区においても、介護の利用抑制は深刻です。区は、コロナが要因としていますが、第9期計画策定のために行った「実態調査アンケート」では介護を利用している人の30%が「経済的な負担を感じている」と答えています。実際に経済的なことを理由に、ヘルパーやデイサービスの回数を減らしたという声はあとを絶ちません。すでに起きている利用抑制の「要因を直視し、あらたな負担増を行うべきではありません。
第3の理由は、「施設入所から地域で」が強調され、特別養護老人ホームを増やさない計画だからです。
現在、要介護3以上の特別養護老人ホームの待機者は807人です。区は、待機者数の減少傾向を理由に令和6年度に定員100名の施設を1か所整備すれば「ニーズは充足される」として、それ以降の新規整備を計画していません。今後は「待機期間の短縮」だけ追いかけると言います。委員会質疑で「『施設に空きがあると運営していかれない』という事業者の要望がある」と答弁がありましたが、空きがあると運営費が削減になる介護保険の仕組みこそ問題です。いつでも必要になった時には、施設に入所できるようにするには、常に空きがなければなりません。それでも施設を運営していくには保育と同様に「未充足」に対する財政的な支援が必要です。区としてそうした対策も行わず、施設をつくらない方針を前提にすることはとんでもありません。

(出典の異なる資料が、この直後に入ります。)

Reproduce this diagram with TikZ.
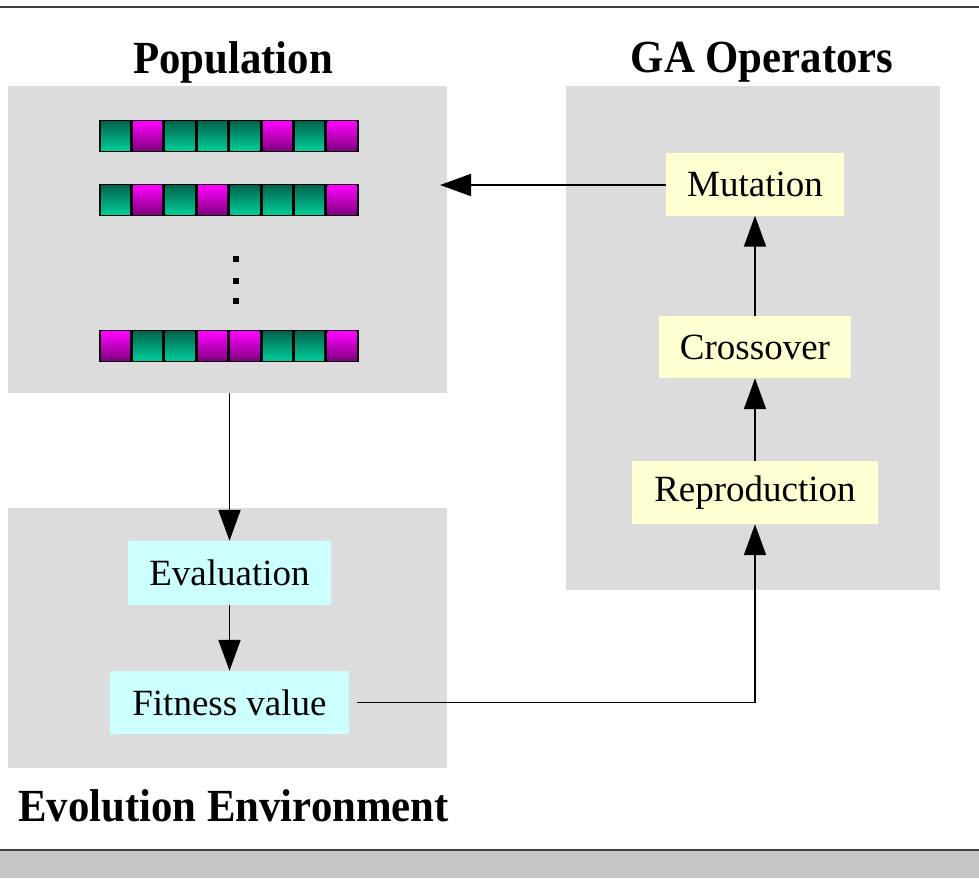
\documentclass[tikz,border=0pt]{standalone}
\usepackage{fontspec}
\setmainfont{Liberation Serif}
\usetikzlibrary{arrows.meta,calc}
\definecolor{panelgray}{HTML}{DCDCDC}
\definecolor{opyellow}{HTML}{FFFFD2}
\definecolor{evcyan}{HTML}{CCFFFF}
\definecolor{stripgray}{HTML}{C5C5C5}
\definecolor{rulegray}{HTML}{404040}
\definecolor{tealtop}{HTML}{00664D}
\definecolor{tealbot}{HTML}{00CC99}
\definecolor{magtop}{HTML}{FF00FF}
\definecolor{magbot}{HTML}{800080}
\tikzset{
  panel/.style={fill=panelgray, draw=none, inner sep=0pt},
  title/.style={font=\fontsize{46}{50}\selectfont\bfseries, inner sep=0pt},
  opbox/.style={fill=opyellow, draw=none, font=\fontsize{37}{40}\selectfont, inner sep=0pt},
  evbox/.style={fill=evcyan, draw=none, font=\fontsize{37}{40}\selectfont, inner sep=0pt},
  flow/.style={line width=1.9pt, -{Triangle[length=31pt,width=22pt]}},
  cellT/.style={top color=tealtop, bottom color=tealbot},
  cellM/.style={top color=magtop, bottom color=magbot},
}
\begin{document}
\begin{tikzpicture}[x=1pt,y=-1pt]
\useasboundingbox (0,0) rectangle (979,878);
% frame rules and bottom strip
\draw[line width=2.5pt, rulegray] (0,7) -- (979,7);
\fill[stripgray] (0,851) rectangle (979,878);
\draw[line width=2.5pt, rulegray] (0,850) -- (979,850);
% panels
\node[panel, minimum width=439pt, minimum height=307pt] (pop) at (227.5,239.5) {};
\node[panel, minimum width=374pt, minimum height=504pt] (ga) at (753,338) {};
\node[panel, minimum width=439pt, minimum height=260pt] (env) at (227.5,638) {};
% titles
\node[title] (poptitle) at (233,62) {\scalebox{0.93}[1]{Population}};
\node[title] (gatitle) at (762,62) {\scalebox{0.93}[1]{GA Operators}};
\node[title, anchor=west] (envtitle) at (18,806) {\scalebox{0.93}[1]{Evolution Environment}};
% chromosomes
\foreach \yy/\pat in {120/{0,1,0,0,0,1,0,1}, 184/{0,1,0,1,0,0,0,1}, 330/{1,0,0,1,1,0,0,1}} {
  \fill[black] (99,\yy) rectangle (359,\yy+32);
  \foreach \c [count=\i from 0] in \pat {
    \ifnum\c=0
      \shade[cellT] (100.8+\i*32.4,\yy+1.5) rectangle (129.8+\i*32.4,\yy+30.5);
    \else
      \shade[cellM] (100.8+\i*32.4,\yy+1.5) rectangle (129.8+\i*32.4,\yy+30.5);
    \fi
  }
}
% vertical dots
\foreach \dy in {259,281,301} {
  \fill[black] (233,\dy-3) rectangle (239,\dy+3);
}
% operator boxes
\node[opbox, minimum width=178pt, minimum height=63pt] (mut) at (755,184) {Mutation};
\node[opbox, minimum width=192pt, minimum height=62pt] (cross) at (755,347) {Crossover};
\node[opbox, minimum width=246pt, minimum height=63pt] (rep) at (755,492.5) {Reproduction};
% evaluation boxes
\node[evbox, minimum width=203pt, minimum height=64pt] (eval) at (229.5,573) {Evaluation};
\node[evbox, minimum width=239pt, minimum height=63pt] (fit) at (229.5,702.5) {Fitness value};
% connector helper points
\coordinate (popin) at (440,185);
\coordinate (fitout) at ($(fit.east)+(8,0)$);
% connectors
\draw[flow] (mut.west |- popin) -- (popin);
\draw[flow] (pop.south -| eval.north) -- (eval.north);
\draw[flow] (eval.south) -- (fit.north);
\draw[flow] (rep.north) -- (cross.south);
\draw[flow] (cross.north) -- (mut.south);
\draw[flow] (fitout) -| (rep.south);
\end{tikzpicture}
\end{document}
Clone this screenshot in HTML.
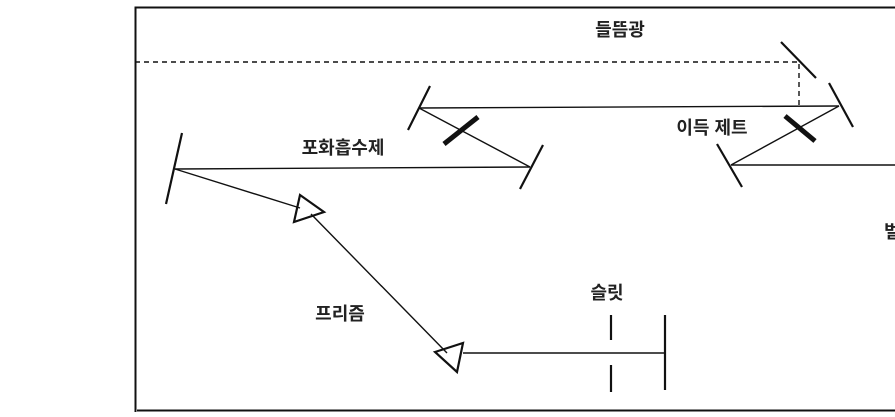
<!DOCTYPE html>
<html><head><meta charset="utf-8"><style>
body{margin:0;background:#fff}
svg text{font-family:"Liberation Sans","Noto Sans CJK KR",sans-serif;font-size:18px;font-weight:bold;fill:#222}
</style></head><body>
<svg width="895" height="412" xmlns="http://www.w3.org/2000/svg">
<g stroke="#111" fill="none">
<path d="M135.5 412 V7.5 H895" stroke-width="2"/>
<path d="M137 410.5 H895" stroke-width="2"/>
<path d="M135 62 H799 V108" stroke-width="1.4" stroke-dasharray="5,4"/>
<g stroke-width="1.4">
<line x1="175" y1="169" x2="530" y2="167"/>
<line x1="419" y1="108" x2="839" y2="106"/>
<line x1="419" y1="108" x2="530" y2="167"/>
<line x1="839" y1="106" x2="731" y2="165"/>
<line x1="731" y1="165" x2="895" y2="165"/>
<line x1="175" y1="169" x2="300" y2="208"/>
<line x1="311" y1="214" x2="447" y2="353"/>
<line x1="463" y1="353" x2="665" y2="353"/>
</g>
<g stroke-width="2.2">
<line x1="166" y1="204" x2="182" y2="133"/>
<line x1="520" y1="189" x2="543" y2="145"/>
<line x1="408" y1="130" x2="430" y2="86"/>
<line x1="781" y1="42" x2="816" y2="78"/>
<line x1="829" y1="83" x2="853" y2="127"/>
<line x1="717" y1="144" x2="742" y2="187"/>
<line x1="665" y1="315" x2="665" y2="390"/>
<line x1="611" y1="315" x2="611" y2="340"/>
<line x1="611" y1="365" x2="611" y2="392"/>
<polygon points="300,195 324,212 294,222"/>
<polygon points="435,352 463,343 457,372"/>
</g>
<line x1="444" y1="144" x2="478" y2="117" stroke-width="5"/>
<line x1="785" y1="116" x2="815" y2="141" stroke-width="5"/>
</g>
<text x="620" y="36" text-anchor="middle">들뜸광</text>
<text x="712" y="134" text-anchor="middle">이득 제트</text>
<text x="343" y="154" text-anchor="middle">포화흡수제</text>
<text x="340" y="320" text-anchor="middle">프리즘</text>
<text x="607" y="299" text-anchor="middle">슬릿</text>
<text x="884" y="238">벌</text>
</svg>
</body></html>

一方で、訪問介護報酬引き下げによって、事業所からは「収支悪化で事業継続が難しくなる」と悲痛な声が上がっています。厚労省は「基本料が減っても加算分がある」と説明していますが、事業所の収入全体に対して加算する仕組みのため、基本料引き下げで減収になれば加算額も増えません。介護現場では、「賃上げどころか、雇用の維持も難しくなる」と疑問視の声です。人手不足に加えて経営難で見切りをつける事業所が相次げば、高齢者がサービスを受けられない「介護難民」や、それに伴う家族の「介護離職」が急増しかねません。
施設をつくらず「地域で」と国や区が言っても、ケア労働者の賃金を抜本的に底上げし、事業所への支援を強化していかなければ、在宅介護の充実は進みません。区としての在宅介護事業所への財政的な支援策は十分とは言えず、特別養護老人ホームをつくらない宣言だけすることは許されません。「給付を引き上げれば保険料が上がる」などという事は、もはや制度が破綻していると言わざるを得ません。
介護保険制度が始まって24年目を迎え、改定の度に値上してきた保険料は、約3倍にも膨れ上がり、暮らしに大きな影響を及ぼしてきました。その上、コロナ・物価高が続き、暮らしの困難さはコロナ前に戻るどころか、ますます厳しい状況です。にもかかわらず、同時期に、後期高齢者医療も国民健康保険も大幅値上げです。介護も医療も保険料が相次いで値上げの背景は、国が軍事費を拡大させる一方で、社会保障費抑制路線を続けてきたからです。区も議会も国に対し国庫負担を大幅に引き上げることをもっともっと要求すべきです。